Return the data exactly, with all pictures removed.

> [INFORMATION SUPPLIED]
^^^^^^^^^^^^^^^^

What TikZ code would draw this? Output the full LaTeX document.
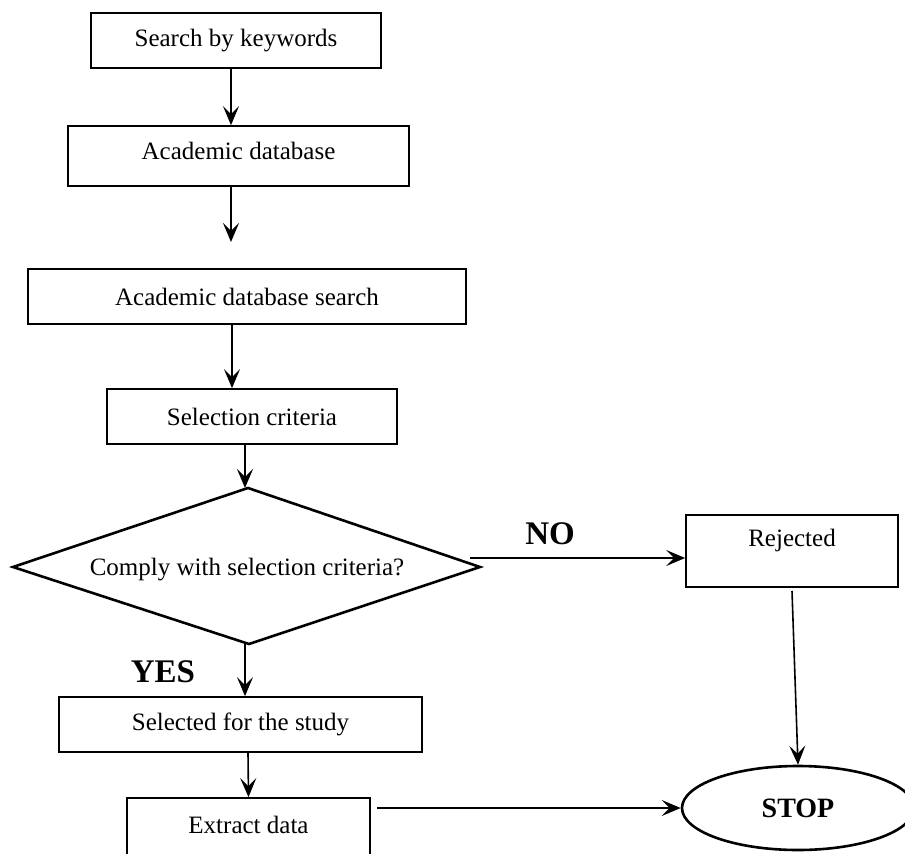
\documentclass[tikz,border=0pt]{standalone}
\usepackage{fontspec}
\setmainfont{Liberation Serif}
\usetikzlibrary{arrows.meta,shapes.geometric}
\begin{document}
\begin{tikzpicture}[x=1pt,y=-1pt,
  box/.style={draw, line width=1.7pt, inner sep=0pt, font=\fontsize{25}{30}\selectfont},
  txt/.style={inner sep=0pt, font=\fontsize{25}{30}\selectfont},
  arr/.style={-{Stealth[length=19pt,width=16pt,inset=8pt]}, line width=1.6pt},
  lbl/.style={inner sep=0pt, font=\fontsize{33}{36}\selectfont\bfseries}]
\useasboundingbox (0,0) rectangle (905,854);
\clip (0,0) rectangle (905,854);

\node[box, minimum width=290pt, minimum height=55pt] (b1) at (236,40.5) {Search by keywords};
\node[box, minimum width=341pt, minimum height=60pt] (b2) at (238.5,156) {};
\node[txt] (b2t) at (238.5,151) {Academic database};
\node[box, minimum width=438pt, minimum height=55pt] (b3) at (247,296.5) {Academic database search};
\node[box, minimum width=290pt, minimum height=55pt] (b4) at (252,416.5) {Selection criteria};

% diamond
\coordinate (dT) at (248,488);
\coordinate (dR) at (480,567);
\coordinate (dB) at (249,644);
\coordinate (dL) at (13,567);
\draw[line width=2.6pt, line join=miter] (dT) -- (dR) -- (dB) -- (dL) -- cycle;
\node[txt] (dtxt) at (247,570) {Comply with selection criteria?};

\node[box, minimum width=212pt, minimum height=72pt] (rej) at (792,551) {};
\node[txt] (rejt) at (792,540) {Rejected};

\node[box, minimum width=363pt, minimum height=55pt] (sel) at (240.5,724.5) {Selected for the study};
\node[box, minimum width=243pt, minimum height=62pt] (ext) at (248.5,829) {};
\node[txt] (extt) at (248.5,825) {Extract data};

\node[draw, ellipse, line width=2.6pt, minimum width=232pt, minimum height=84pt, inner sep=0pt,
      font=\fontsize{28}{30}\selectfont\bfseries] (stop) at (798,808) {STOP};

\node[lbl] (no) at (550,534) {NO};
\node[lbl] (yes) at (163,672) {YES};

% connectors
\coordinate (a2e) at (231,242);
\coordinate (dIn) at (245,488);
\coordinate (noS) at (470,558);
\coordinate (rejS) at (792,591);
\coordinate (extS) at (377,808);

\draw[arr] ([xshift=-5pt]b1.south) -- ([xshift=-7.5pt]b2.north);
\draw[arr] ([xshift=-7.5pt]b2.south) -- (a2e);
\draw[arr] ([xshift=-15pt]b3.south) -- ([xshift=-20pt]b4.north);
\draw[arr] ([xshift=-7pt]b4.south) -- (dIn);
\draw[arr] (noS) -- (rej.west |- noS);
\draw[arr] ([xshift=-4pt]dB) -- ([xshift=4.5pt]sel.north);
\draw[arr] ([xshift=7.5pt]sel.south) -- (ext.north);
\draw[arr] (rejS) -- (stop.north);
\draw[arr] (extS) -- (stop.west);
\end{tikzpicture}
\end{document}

^^^^^^^^^^^^^^^^

> [RESPONSE TO THIS EXERCISE]
What TikZ code would draw this? Output the full LaTeX document.
\documentclass[tikz,border=0pt]{standalone}
\usepackage{fontspec}
\setmainfont{Liberation Serif}
\usetikzlibrary{arrows.meta,shapes.geometric}
\begin{document}
\begin{tikzpicture}[x=1pt,y=-1pt,
  box/.style={draw, line width=1.7pt, inner sep=0pt, font=\fontsize{25}{30}\selectfont},
  txt/.style={inner sep=0pt, font=\fontsize{25}{30}\selectfont},
  arr/.style={-{Stealth[length=19pt,width=16pt,inset=8pt]}, line width=1.6pt},
  lbl/.style={inner sep=0pt, font=\fontsize{33}{36}\selectfont\bfseries}]
\useasboundingbox (0,0) rectangle (905,854);
\clip (0,0) rectangle (905,854);

\node[box, minimum width=290pt, minimum height=55pt] (b1) at (236,40.5) {Search by keywords};
\node[box, minimum width=341pt, minimum height=60pt] (b2) at (238.5,156) {};
\node[txt] (b2t) at (238.5,151) {Academic database};
\node[box, minimum width=438pt, minimum height=55pt] (b3) at (247,296.5) {Academic database search};
\node[box, minimum width=290pt, minimum height=55pt] (b4) at (252,416.5) {Selection criteria};

% diamond
\coordinate (dT) at (248,488);
\coordinate (dR) at (480,567);
\coordinate (dB) at (249,644);
\coordinate (dL) at (13,567);
\draw[line width=2.6pt, line join=miter] (dT) -- (dR) -- (dB) -- (dL) -- cycle;
\node[txt] (dtxt) at (247,570) {Comply with selection criteria?};

\node[box, minimum width=212pt, minimum height=72pt] (rej) at (792,551) {};
\node[txt] (rejt) at (792,540) {Rejected};

\node[box, minimum width=363pt, minimum height=55pt] (sel) at (240.5,724.5) {Selected for the study};
\node[box, minimum width=243pt, minimum height=62pt] (ext) at (248.5,829) {};
\node[txt] (extt) at (248.5,825) {Extract data};

\node[draw, ellipse, line width=2.6pt, minimum width=232pt, minimum height=84pt, inner sep=0pt,
      font=\fontsize{28}{30}\selectfont\bfseries] (stop) at (798,808) {STOP};

\node[lbl] (no) at (550,534) {NO};
\node[lbl] (yes) at (163,672) {YES};

% connectors
\coordinate (a2e) at (231,242);
\coordinate (dIn) at (245,488);
\coordinate (noS) at (470,558);
\coordinate (rejS) at (792,591);
\coordinate (extS) at (377,808);

\draw[arr] ([xshift=-5pt]b1.south) -- ([xshift=-7.5pt]b2.north);
\draw[arr] ([xshift=-7.5pt]b2.south) -- (a2e);
\draw[arr] ([xshift=-15pt]b3.south) -- ([xshift=-20pt]b4.north);
\draw[arr] ([xshift=-7pt]b4.south) -- (dIn);
\draw[arr] (noS) -- (rej.west |- noS);
\draw[arr] ([xshift=-4pt]dB) -- ([xshift=4.5pt]sel.north);
\draw[arr] ([xshift=7.5pt]sel.south) -- (ext.north);
\draw[arr] (rejS) -- (stop.north);
\draw[arr] (extS) -- (stop.west);
\end{tikzpicture}
\end{document}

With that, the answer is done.